Walking back to where I had first hopped out, I spied it laying on the ground and picked it up. It had fallen off of my lap and onto the ground where, after being told to move up, it had rightly been rolled over by the outside rear driver's side tire.
If it had been a normal vehicle with both tires in line, I would've missed it by that much. But the outermost tire had caught it squarely and shattered the face, surprisingly the integrity of the case remained fairly intact. But no denying - lights were out.
The good news is, Neal fixed the roof air by rewiring a spare capacitor that he had lying around. Besides being quite a technician, he was also a very big-hearted guy and I'd trust him with any repair on Rita in the future (615-390-3851, if you're ever in the Nashville area - he's the man.)

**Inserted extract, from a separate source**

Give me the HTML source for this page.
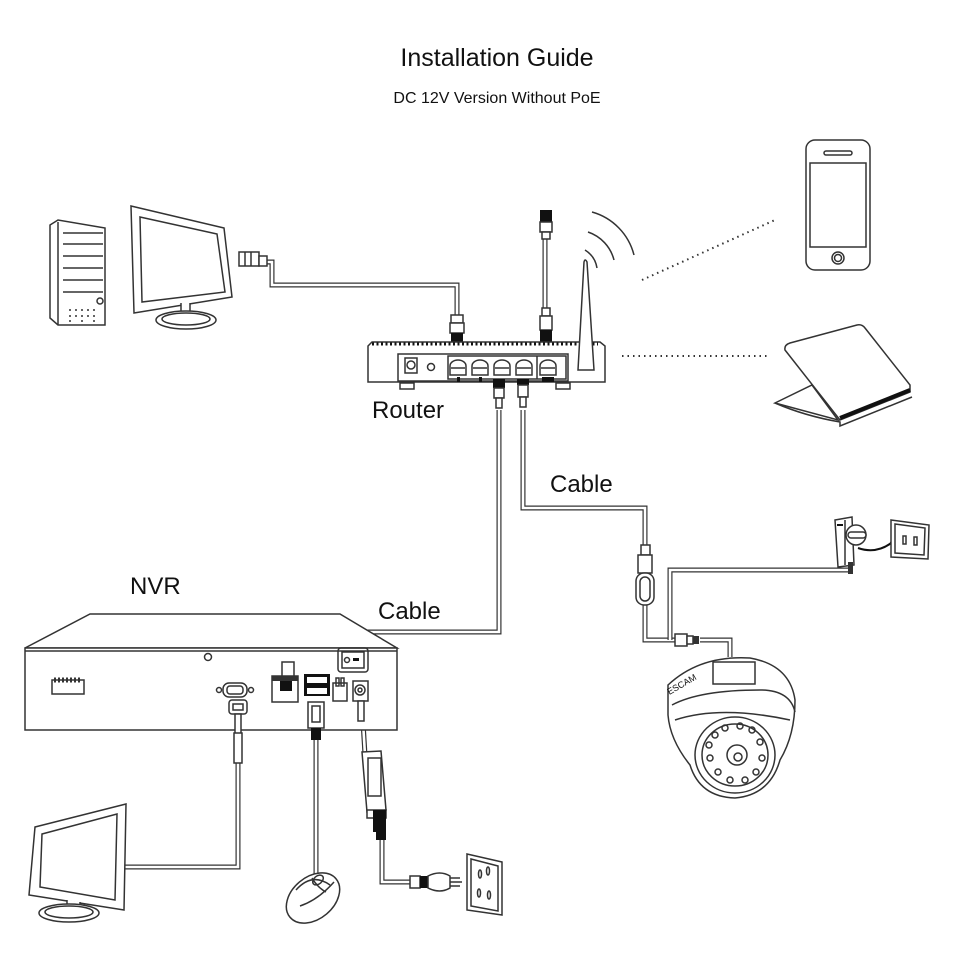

The bad news is - I really can't afford a new iPhone, so I'm looking into some options. In the meantime, I've printed out my maps for the trip to Black Mountain today and just thanking Creator for all of the good people that I get to meet every single day. People like El More and his family; Nancy, Aly, Richard, Woodstock, Neal and the folks who let me know that I had a brake light out (need to get that changed out today, mental note to self.) As the U2 song goes, sometimes you can't make it on your own. And when you can't, it's just beautiful that there are people who can and will help you on your journey. El More was musing over the fact that what seemed like bad news, and a test at the beginning of this tour, was being greeted with optimism from me. Every test is something to be anticipated and looked forward to - it means you're worthy of the challenge. And how much better for it are you after sailing through with your sanity and hope left intact.
I can't think of a better way to have kicked off this tour. Onward to North Carolina!
Wednesday, June 01, 2011
6:50 am - Made coffee and took the dulcimer outside to pick awhile and enjoy the sunrise.
8:01 am - Recorded a slow, finger-picked version of my original tune "Campin'" for THE RV PROJECT: Official Album. Why finger-picked? Because, along with a bigger measuring cup, grease jar and other sundry items, I forgot to bring picks. Sssssh....... Don't tell anyone.